What you need to do -
Once the pictures are set aside, transcribe the remaining data exactly.

____________________

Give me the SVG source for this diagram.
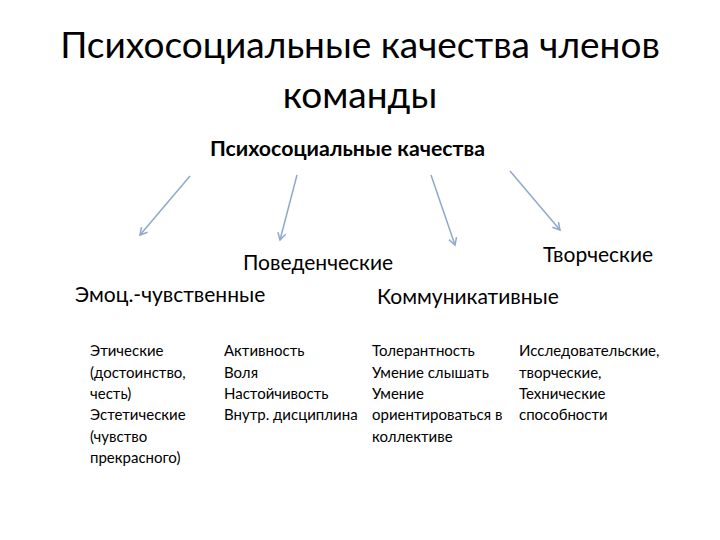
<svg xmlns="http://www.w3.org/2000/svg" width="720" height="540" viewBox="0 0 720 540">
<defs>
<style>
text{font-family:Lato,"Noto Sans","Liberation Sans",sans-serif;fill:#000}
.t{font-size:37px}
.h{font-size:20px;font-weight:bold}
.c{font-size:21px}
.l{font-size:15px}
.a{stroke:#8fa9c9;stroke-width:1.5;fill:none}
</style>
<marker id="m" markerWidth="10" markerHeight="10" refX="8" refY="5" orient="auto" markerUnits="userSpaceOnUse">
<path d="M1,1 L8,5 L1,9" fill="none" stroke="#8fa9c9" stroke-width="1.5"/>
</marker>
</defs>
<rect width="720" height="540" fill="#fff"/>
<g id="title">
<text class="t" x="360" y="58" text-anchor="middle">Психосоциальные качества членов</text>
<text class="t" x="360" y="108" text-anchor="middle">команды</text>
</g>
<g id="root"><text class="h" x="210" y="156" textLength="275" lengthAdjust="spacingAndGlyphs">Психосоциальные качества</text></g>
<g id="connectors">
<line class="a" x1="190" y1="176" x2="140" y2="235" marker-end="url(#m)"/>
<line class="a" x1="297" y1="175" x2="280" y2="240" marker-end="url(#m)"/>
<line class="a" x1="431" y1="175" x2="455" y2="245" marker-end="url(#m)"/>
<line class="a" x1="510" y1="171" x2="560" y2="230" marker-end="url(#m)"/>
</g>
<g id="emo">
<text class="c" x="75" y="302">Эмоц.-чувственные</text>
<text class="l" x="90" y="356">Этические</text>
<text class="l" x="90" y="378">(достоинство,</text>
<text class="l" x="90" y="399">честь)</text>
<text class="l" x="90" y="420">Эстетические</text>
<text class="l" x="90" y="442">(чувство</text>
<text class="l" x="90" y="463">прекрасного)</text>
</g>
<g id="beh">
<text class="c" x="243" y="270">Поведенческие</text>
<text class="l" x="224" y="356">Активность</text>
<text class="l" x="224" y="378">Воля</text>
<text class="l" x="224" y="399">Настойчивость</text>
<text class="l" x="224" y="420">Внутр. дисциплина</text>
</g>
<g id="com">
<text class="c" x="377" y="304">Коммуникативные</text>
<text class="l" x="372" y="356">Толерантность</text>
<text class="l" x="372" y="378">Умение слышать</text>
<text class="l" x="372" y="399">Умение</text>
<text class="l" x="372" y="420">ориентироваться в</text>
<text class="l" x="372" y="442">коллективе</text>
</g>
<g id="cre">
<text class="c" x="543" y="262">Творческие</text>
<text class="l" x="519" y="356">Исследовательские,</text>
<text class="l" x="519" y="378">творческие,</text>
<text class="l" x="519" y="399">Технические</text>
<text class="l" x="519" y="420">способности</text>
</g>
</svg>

____________________

Completed exercise -
Give me the SVG source for this diagram.
<svg xmlns="http://www.w3.org/2000/svg" width="720" height="540" viewBox="0 0 720 540">
<defs>
<style>
text{font-family:Lato,"Noto Sans","Liberation Sans",sans-serif;fill:#000}
.t{font-size:37px}
.h{font-size:20px;font-weight:bold}
.c{font-size:21px}
.l{font-size:15px}
.a{stroke:#8fa9c9;stroke-width:1.5;fill:none}
</style>
<marker id="m" markerWidth="10" markerHeight="10" refX="8" refY="5" orient="auto" markerUnits="userSpaceOnUse">
<path d="M1,1 L8,5 L1,9" fill="none" stroke="#8fa9c9" stroke-width="1.5"/>
</marker>
</defs>
<rect width="720" height="540" fill="#fff"/>
<g id="title">
<text class="t" x="360" y="58" text-anchor="middle">Психосоциальные качества членов</text>
<text class="t" x="360" y="108" text-anchor="middle">команды</text>
</g>
<g id="root"><text class="h" x="210" y="156" textLength="275" lengthAdjust="spacingAndGlyphs">Психосоциальные качества</text></g>
<g id="connectors">
<line class="a" x1="190" y1="176" x2="140" y2="235" marker-end="url(#m)"/>
<line class="a" x1="297" y1="175" x2="280" y2="240" marker-end="url(#m)"/>
<line class="a" x1="431" y1="175" x2="455" y2="245" marker-end="url(#m)"/>
<line class="a" x1="510" y1="171" x2="560" y2="230" marker-end="url(#m)"/>
</g>
<g id="emo">
<text class="c" x="75" y="302">Эмоц.-чувственные</text>
<text class="l" x="90" y="356">Этические</text>
<text class="l" x="90" y="378">(достоинство,</text>
<text class="l" x="90" y="399">честь)</text>
<text class="l" x="90" y="420">Эстетические</text>
<text class="l" x="90" y="442">(чувство</text>
<text class="l" x="90" y="463">прекрасного)</text>
</g>
<g id="beh">
<text class="c" x="243" y="270">Поведенческие</text>
<text class="l" x="224" y="356">Активность</text>
<text class="l" x="224" y="378">Воля</text>
<text class="l" x="224" y="399">Настойчивость</text>
<text class="l" x="224" y="420">Внутр. дисциплина</text>
</g>
<g id="com">
<text class="c" x="377" y="304">Коммуникативные</text>
<text class="l" x="372" y="356">Толерантность</text>
<text class="l" x="372" y="378">Умение слышать</text>
<text class="l" x="372" y="399">Умение</text>
<text class="l" x="372" y="420">ориентироваться в</text>
<text class="l" x="372" y="442">коллективе</text>
</g>
<g id="cre">
<text class="c" x="543" y="262">Творческие</text>
<text class="l" x="519" y="356">Исследовательские,</text>
<text class="l" x="519" y="378">творческие,</text>
<text class="l" x="519" y="399">Технические</text>
<text class="l" x="519" y="420">способности</text>
</g>
</svg>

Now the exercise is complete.